Differential signal routing on double - sided printed circuit boards (PCBs) is a critical aspect of high - speed circuit design, ensuring reliable data transmission with minimized electromagnetic interference (EMI) and signal integrity issues. In double - sided PCBs, where the available routing space is more limited compared to multi - layer boards, careful planning and implementation of differential signal routing techniques are essential.

　　Differential signals consist of two complementary signals transmitted on a pair of traces. The key advantage of differential signaling lies in its ability to reject common - mode noise, as any noise coupled onto both traces will cancel out when the signals are compared at the receiver end. For double - sided PCBs, the first step in differential signal routing is to select appropriate trace widths and spacing. The trace width is determined by factors such as the characteristic impedance requirements of the differential pair (usually 100Ω for many high - speed interfaces) and the current - carrying capacity. A common rule of thumb is that the trace width should be narrow enough to achieve the desired impedance but wide enough to handle the required current without excessive voltage drops. The spacing between the two traces of a differential pair is crucial for maintaining proper impedance matching and minimizing crosstalk. Typically, the trace - to - trace spacing is set to be approximately equal to the trace width.

　　Routing the differential pairs on a double - sided PCB requires efficient use of both the top and bottom layers.
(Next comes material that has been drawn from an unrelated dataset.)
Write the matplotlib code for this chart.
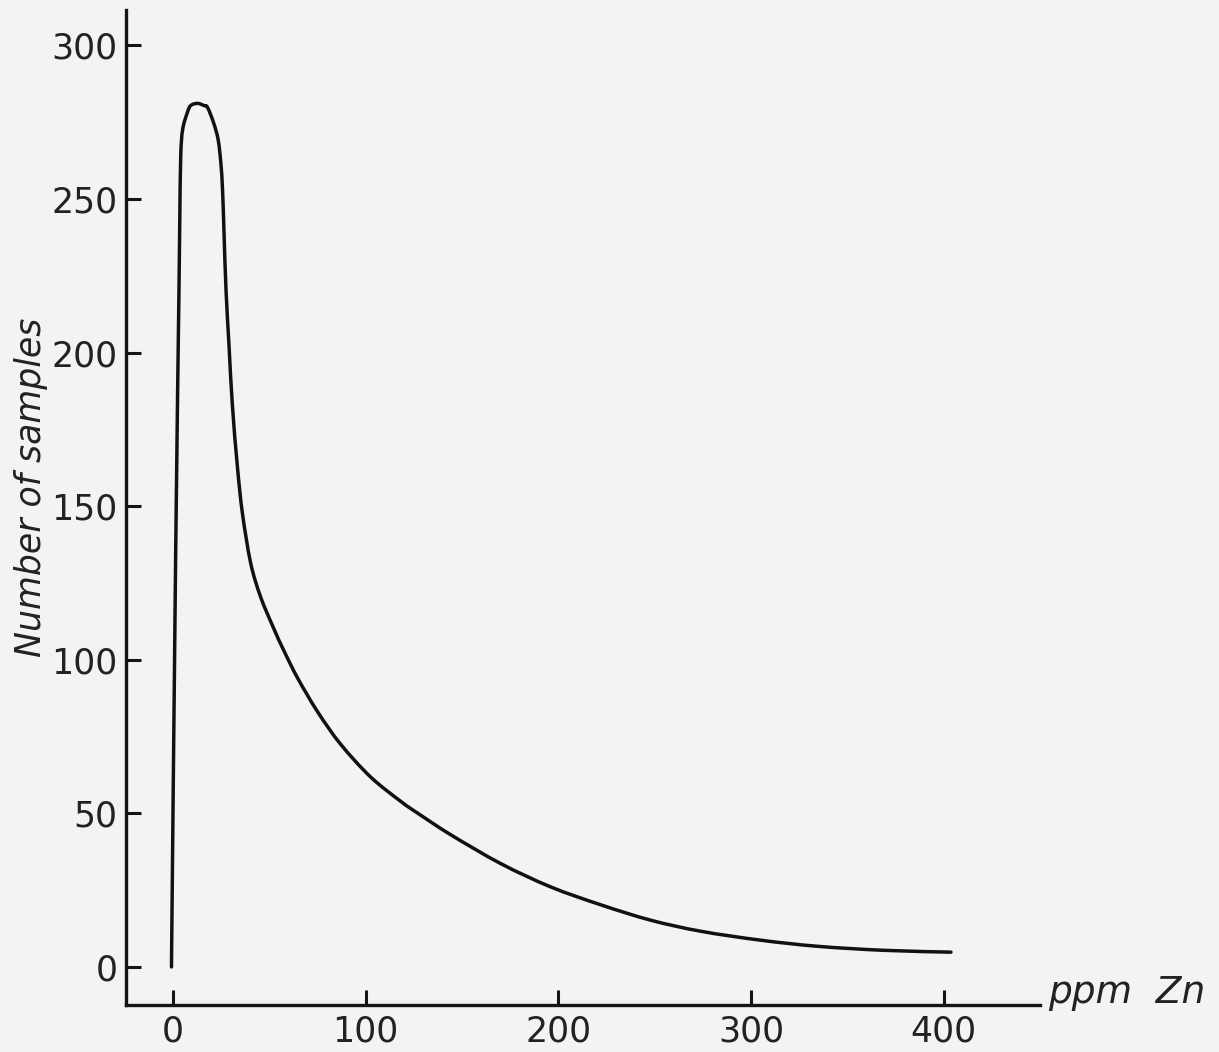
import numpy as np
import matplotlib
matplotlib.use('Agg')
import matplotlib.pyplot as plt
from matplotlib.path import Path
from matplotlib.patches import PathPatch

# values (ppm Zn, number of samples)
ppm_zn = [-0.8, 1.4, 3.1, 3.5, 4.0, 5.0, 7.5, 9.2, 12.7, 16.1, 17.9, 21.0, 23.4,
          24.8, 25.7, 26.5, 27.5, 29.1, 30.8, 33.4, 36.0, 40.3, 45.5, 52.4, 57.5,
          64.7, 75.1, 87.0, 102.6, 118.4, 127.1, 144.2, 170.2, 196.2, 222.1, 248.0,
          274.0, 305.0, 334.7, 369.0, 403.8]
n_samples = [0, 135.8, 220.5, 242.3, 263.8, 272.6, 278.2, 280.4, 281.1, 280.4, 279.8,
             274.9, 269.4, 261.9, 253.1, 238.5, 220.5, 201.9, 183.0, 163.0, 147.8,
             131.5, 120.4, 110.0, 103.0, 94.0, 83.0, 72.5, 61.8, 53.8, 50.0, 43.0,
             33.6, 26.0, 20.2, 15.2, 11.6, 8.7, 6.7, 5.4, 4.8]

xticks = [0, 100, 200, 300, 400]
yticks = [0, 50, 100, 150, 200, 250, 300]


def smooth_path(xs, ys):
    # draw the read points as one smooth pen stroke (catmull-rom -> bezier)
    p = np.column_stack([xs, ys]).astype(float)
    pts = [p[0]]
    codes = [Path.MOVETO]
    n = len(p)
    for i in range(n - 1):
        p0 = p[i - 1] if i > 0 else p[i]
        p3 = p[i + 2] if i + 2 < n else p[i + 1]
        c1 = p[i] + (p[i + 1] - p0) / 6.0
        c2 = p[i + 1] - (p3 - p[i]) / 6.0
        pts += [c1, c2, p[i + 1]]
        codes += [Path.CURVE4] * 3
    return Path(np.array(pts), codes)


bg = '#f3f3f3'
fig = plt.figure(figsize=(12.19, 10.52), dpi=100, facecolor=bg)
ax = fig.add_axes([126/1219, 47/1052, (1040-126)/1219, (1005-10)/1052])
ax.set_facecolor(bg)

ax.add_patch(PathPatch(smooth_path(ppm_zn, n_samples), facecolor='none',
                       edgecolor='#111111', lw=2.5, capstyle='round',
                       joinstyle='round'))

ax.set_xlim(-24.4, 450)
ax.set_ylim(-12.4, 311.5)

for s in ['top', 'right']:
    ax.spines[s].set_visible(False)
for s in ['left', 'bottom']:
    ax.spines[s].set_linewidth(2.4)
    ax.spines[s].set_color('#151515')

ax.set_xticks(xticks)
ax.set_yticks(yticks)
ax.tick_params(direction='in', length=11, width=2.2, color='#151515',
               labelsize=25, labelcolor='#222222')
ax.tick_params(axis='x', pad=7)
ax.tick_params(axis='y', pad=6)

ax.set_ylabel('Number of samples', fontsize=25, style='italic', color='#222222')
ax.yaxis.set_label_coords(-0.085, 0.52)

fig.text(1048/1219, 1 - 993/1052, 'ppm  Zn', fontsize=27, style='italic',
         color='#222222', ha='left', va='center')

fig.savefig('out.png', dpi=100, facecolor=bg)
When routing, it is important to keep the two traces of a differential pair as close and parallel to each other as possible for the entire length of the route. This helps to maintain a consistent impedance and minimize signal distortion. However, in some cases, vias may be necessary to switch the differential pair from one layer to the other. When using vias, it is crucial to ensure that the vias are placed symmetrically for both traces of the differential pair to avoid introducing additional asymmetry and impedance discontinuities.

　　Another important consideration is the avoidance of crosstalk with other signals on the PCB. Differential pairs should be routed away from high - frequency signals, power traces, and other potential sources of interference. Shielding techniques, such as adding ground traces or planes between the differential pairs and interfering signals, can also be employed to further reduce crosstalk. Additionally, proper termination of the differential pairs at the source and load ends is essential. Series resistors are often added at the source end to control the signal rise time and prevent reflections, while parallel resistors are used at the load end to match the impedance and absorb any reflected signals.